В ОАЭ конституционное закрепление права введения чрезвычайного положения имело бы так же мало смысла, как и в Катаре, если бы не федеративный характер государства. Институт чрезвычайного положения введен в конституцию, ст. 146 которой гласит: “Чрезвычайное положение объявляется декретом, одобренным Высшим советом, по предложению главы Федерации и согласия Совета министров”. По-видимому, эта статья была включена для того, чтобы предусмотреть возможность законного вмешательства в дела эмирата - субъекта федерации в случае, если бы в нем оказались год угрозой политические и социально-экономические принципы, признанные в ОАЭ.

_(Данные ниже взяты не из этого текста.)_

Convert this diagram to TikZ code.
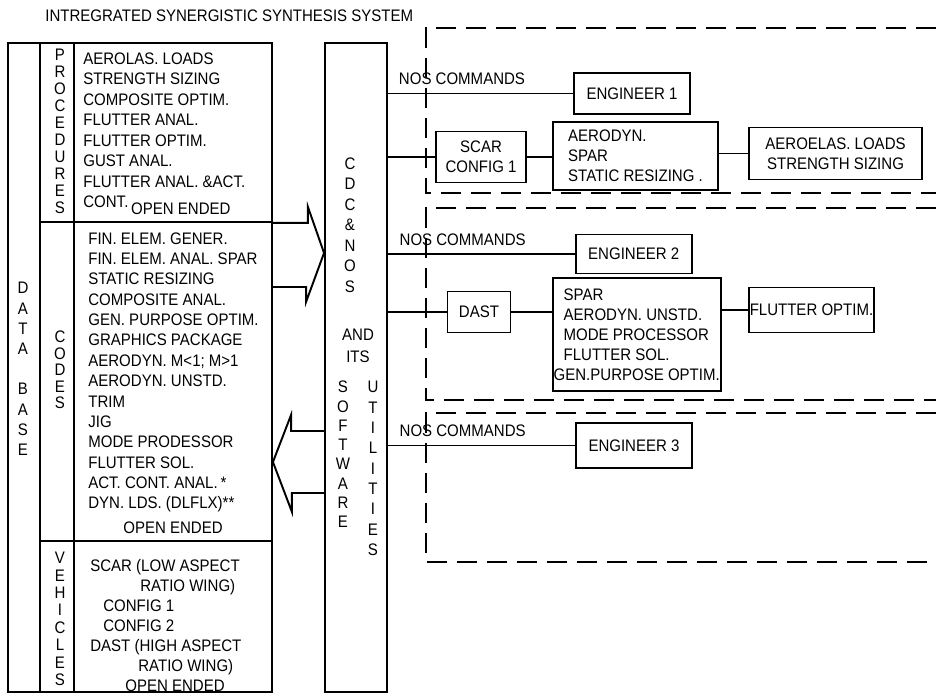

В Иордании роль монарха в решении вопроса о введении чрезвычайного положения выглядит, по букве конституции, более чем скромно. В ст. 125 записано, что венное положение может быть введено королевским указом лишь во исполнение решения совета министров. В дальнейшем, однако, монарх может издавать акты, даже противоречащие действующему законодательству, но имеющие приоритет в период действия военного положения. Гораздо более самостоятельную роль может сыграть в деле введения чрезвычайного положения король Марокко. Ст. 35 конституции Марокко требует, чтобы король, прежде чем путем издания дахира (этим термином в Марокко обозначаются все акты, издаваемые кролём, в конституции Иордании для обозначения аналогичного понятия используется термин ирадэ) ввести чрезвычайное положение, провел консультацию с председателем Палаты представителей и обратился к народу со специальным посланием[47].

Конституции Кувейта и Бахрейна (соответственно т. 69 и 36) предоставляют эмиру полную свободу в решении вопроса о введении чрезвычайного положения, которое осуществляется посредством издания эмирского декрета. В этих странах, однако, для продления срока действия чрезвычайного положения, необходимо решение Национального собрания, принимаемое простым большинством голосов его членов. При этом такая процедура одобрения должна повторяться каждые три ме­сяца.